== Task to carry out ==
Extract the full listing verbatim and drop any pictures from your copy.
******************************
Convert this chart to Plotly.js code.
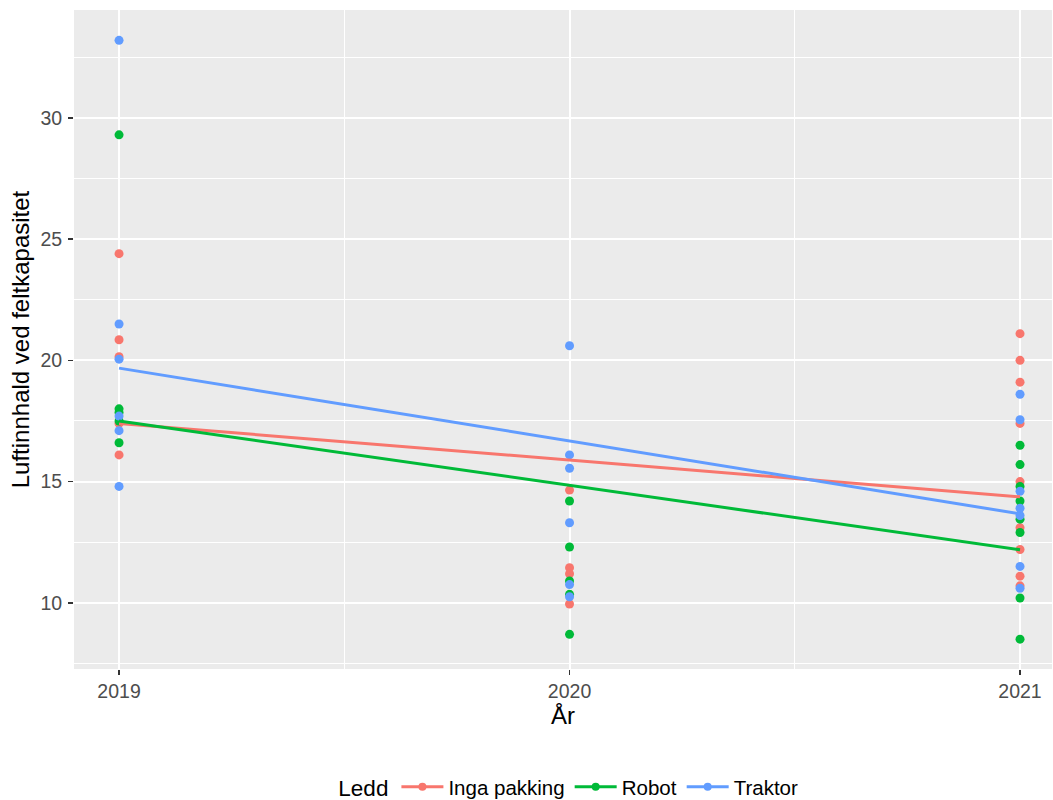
<!DOCTYPE html>
<html>
<head>
<meta charset="utf-8">
<script src="https://cdn.plot.ly/plotly-3.0.1.min.js"></script>
<style>html,body{margin:0;padding:0;background:#fff;}#chart{width:1053px;height:800px;}</style>
</head>
<body>
<div id="chart"></div>
<script>
// ---- data ----
const years = [2019, 2020, 2021];
const groups = ["Inga pakking", "Robot", "Traktor"];
const colors = ["#F8766D", "#00BA38", "#619CFF"];

const inga2019 = [24.4, 20.85, 20.15, 17.4, 16.1];
const inga2020 = [14.65, 11.45, 11.2, 9.95];
const inga2021 = [21.1, 20.0, 19.1, 17.4, 15.0, 13.1, 12.2, 11.1, 10.7];

const robot2019 = [29.3, 18.0, 17.85, 17.5, 16.6];
const robot2020 = [14.2, 12.3, 10.9, 10.35, 8.7];
const robot2021 = [16.5, 15.7, 14.8, 14.2, 13.45, 12.9, 10.2, 8.5];

const traktor2019 = [33.2, 21.5, 20.05, 17.7, 17.1, 14.8];
const traktor2020 = [20.6, 16.1, 15.55, 13.3, 10.75, 10.25];
const traktor2021 = [18.6, 17.55, 14.6, 13.9, 13.6, 11.5, 10.6];

// fitted (linear smooth) values at each year
const fitInga = [17.4, 15.9, 14.37];
const fitRobot = [17.5, 14.85, 12.19];
const fitTraktor = [19.68, 16.68, 13.67];

const xTickLabels = ["2019", "2020", "2021"];
const yTicks = [10, 15, 20, 25, 30];

const pointSets = [
  [inga2019, inga2020, inga2021],
  [robot2019, robot2020, robot2021],
  [traktor2019, traktor2020, traktor2021]
];
const fits = [fitInga, fitRobot, fitTraktor];

const traces = [];
// points
pointSets.forEach((sets, gi) => {
  const xs = [], ys = [];
  sets.forEach((vals, yi) => vals.forEach(v => { xs.push(years[yi]); ys.push(v); }));
  traces.push({
    type: "scatter", mode: "markers", x: xs, y: ys, name: groups[gi],
    marker: {color: colors[gi], size: 9}, showlegend: false, hoverinfo: "skip"
  });
});
// fit lines
fits.forEach((f, gi) => {
  traces.push({
    type: "scatter", mode: "lines", x: years, y: f, name: groups[gi],
    line: {color: colors[gi], width: 3}, showlegend: false, hoverinfo: "skip"
  });
});
// legend entries
groups.forEach((g, gi) => {
  traces.push({
    type: "scatter", mode: "lines+markers", x: [null], y: [null], name: g,
    line: {color: colors[gi], width: 3}, marker: {color: colors[gi], size: 8}, showlegend: true
  });
});

const layout = {
  width: 1053, height: 800,
  margin: {l: 74, r: 1, t: 10, b: 131, autoexpand: false},
  paper_bgcolor: "#FFFFFF",
  plot_bgcolor: "#EBEBEB",
  font: {family: "Liberation Sans, Arial, sans-serif", color: "#000000"},
  showlegend: true,
  xaxis: {
    range: [2018.9, 2021.071],
    tickvals: years, ticktext: xTickLabels,
    showgrid: true, gridcolor: "#FFFFFF", gridwidth: 2,
    minor: {dtick: 0.5, tick0: 2019, showgrid: true, gridcolor: "#FFFFFF", gridwidth: 1, ticks: ""},
    zeroline: false, showline: false,
    ticks: "outside", ticklen: 5, tickwidth: 1.5, tickcolor: "#333333",
    ticklabelstandoff: 0,
    tickfont: {size: 19.5, color: "#4D4D4D"},
    title: {text: "År", font: {size: 24, color: "#000000"}, standoff: 5}
  },
  yaxis: {
    range: [7.27, 34.45],
    tickvals: yTicks,
    showgrid: true, gridcolor: "#FFFFFF", gridwidth: 2,
    minor: {dtick: 2.5, tick0: 7.5, showgrid: true, gridcolor: "#FFFFFF", gridwidth: 1, ticks: ""},
    zeroline: false, showline: false,
    ticks: "outside", ticklen: 5, tickwidth: 1.5, tickcolor: "#333333",
    ticklabelstandoff: 2,
    tickfont: {size: 19.5, color: "#4D4D4D"},
    title: {text: "Luftinnhald ved feltkapasitet", font: {size: 24, color: "#000000"}, standoff: 3}
  },
  legend: {
    orientation: "h", x: 0.507, xanchor: "center", y: -0.179, yanchor: "middle",
    itemwidth: 42, valign: "middle",
    font: {size: 20.5, color: "#000000"},
    title: {text: "Ledd", font: {size: 22.5, color: "#000000"}, side: "left"},
    bgcolor: "rgba(0,0,0,0)"
  }
};

Plotly.newPlot("chart", traces, layout, {displayModeBar: false, staticPlot: true});
</script>
</body>
</html>
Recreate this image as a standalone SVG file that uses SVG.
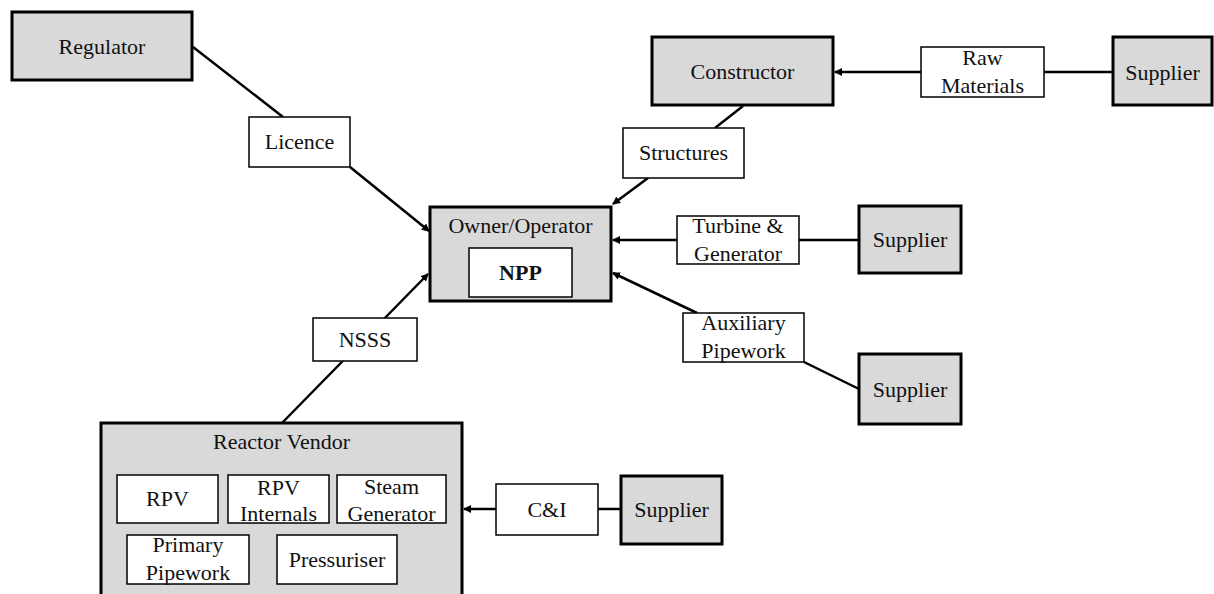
******************************
== Written reply ==
Convert this chart to Plotly.js code.
<!DOCTYPE html>
<html>
<head>
<meta charset="utf-8">
<script src="https://cdn.plot.ly/plotly-3.0.1.min.js"></script>
<style>html,body{margin:0;padding:0;background:#fff;}#chart{width:1053px;height:800px;}</style>
</head>
<body>
<div id="chart"></div>
<script>
// ---- data ----
const years = [2019, 2020, 2021];
const groups = ["Inga pakking", "Robot", "Traktor"];
const colors = ["#F8766D", "#00BA38", "#619CFF"];

const inga2019 = [24.4, 20.85, 20.15, 17.4, 16.1];
const inga2020 = [14.65, 11.45, 11.2, 9.95];
const inga2021 = [21.1, 20.0, 19.1, 17.4, 15.0, 13.1, 12.2, 11.1, 10.7];

const robot2019 = [29.3, 18.0, 17.85, 17.5, 16.6];
const robot2020 = [14.2, 12.3, 10.9, 10.35, 8.7];
const robot2021 = [16.5, 15.7, 14.8, 14.2, 13.45, 12.9, 10.2, 8.5];

const traktor2019 = [33.2, 21.5, 20.05, 17.7, 17.1, 14.8];
const traktor2020 = [20.6, 16.1, 15.55, 13.3, 10.75, 10.25];
const traktor2021 = [18.6, 17.55, 14.6, 13.9, 13.6, 11.5, 10.6];

// fitted (linear smooth) values at each year
const fitInga = [17.4, 15.9, 14.37];
const fitRobot = [17.5, 14.85, 12.19];
const fitTraktor = [19.68, 16.68, 13.67];

const xTickLabels = ["2019", "2020", "2021"];
const yTicks = [10, 15, 20, 25, 30];

const pointSets = [
  [inga2019, inga2020, inga2021],
  [robot2019, robot2020, robot2021],
  [traktor2019, traktor2020, traktor2021]
];
const fits = [fitInga, fitRobot, fitTraktor];

const traces = [];
// points
pointSets.forEach((sets, gi) => {
  const xs = [], ys = [];
  sets.forEach((vals, yi) => vals.forEach(v => { xs.push(years[yi]); ys.push(v); }));
  traces.push({
    type: "scatter", mode: "markers", x: xs, y: ys, name: groups[gi],
    marker: {color: colors[gi], size: 9}, showlegend: false, hoverinfo: "skip"
  });
});
// fit lines
fits.forEach((f, gi) => {
  traces.push({
    type: "scatter", mode: "lines", x: years, y: f, name: groups[gi],
    line: {color: colors[gi], width: 3}, showlegend: false, hoverinfo: "skip"
  });
});
// legend entries
groups.forEach((g, gi) => {
  traces.push({
    type: "scatter", mode: "lines+markers", x: [null], y: [null], name: g,
    line: {color: colors[gi], width: 3}, marker: {color: colors[gi], size: 8}, showlegend: true
  });
});

const layout = {
  width: 1053, height: 800,
  margin: {l: 74, r: 1, t: 10, b: 131, autoexpand: false},
  paper_bgcolor: "#FFFFFF",
  plot_bgcolor: "#EBEBEB",
  font: {family: "Liberation Sans, Arial, sans-serif", color: "#000000"},
  showlegend: true,
  xaxis: {
    range: [2018.9, 2021.071],
    tickvals: years, ticktext: xTickLabels,
    showgrid: true, gridcolor: "#FFFFFF", gridwidth: 2,
    minor: {dtick: 0.5, tick0: 2019, showgrid: true, gridcolor: "#FFFFFF", gridwidth: 1, ticks: ""},
    zeroline: false, showline: false,
    ticks: "outside", ticklen: 5, tickwidth: 1.5, tickcolor: "#333333",
    ticklabelstandoff: 0,
    tickfont: {size: 19.5, color: "#4D4D4D"},
    title: {text: "År", font: {size: 24, color: "#000000"}, standoff: 5}
  },
  yaxis: {
    range: [7.27, 34.45],
    tickvals: yTicks,
    showgrid: true, gridcolor: "#FFFFFF", gridwidth: 2,
    minor: {dtick: 2.5, tick0: 7.5, showgrid: true, gridcolor: "#FFFFFF", gridwidth: 1, ticks: ""},
    zeroline: false, showline: false,
    ticks: "outside", ticklen: 5, tickwidth: 1.5, tickcolor: "#333333",
    ticklabelstandoff: 2,
    tickfont: {size: 19.5, color: "#4D4D4D"},
    title: {text: "Luftinnhald ved feltkapasitet", font: {size: 24, color: "#000000"}, standoff: 3}
  },
  legend: {
    orientation: "h", x: 0.507, xanchor: "center", y: -0.179, yanchor: "middle",
    itemwidth: 42, valign: "middle",
    font: {size: 20.5, color: "#000000"},
    title: {text: "Ledd", font: {size: 22.5, color: "#000000"}, side: "left"},
    bgcolor: "rgba(0,0,0,0)"
  }
};

Plotly.newPlot("chart", traces, layout, {displayModeBar: false, staticPlot: true});
</script>
</body>
</html>
Recreate this image as a standalone SVG file that uses SVG.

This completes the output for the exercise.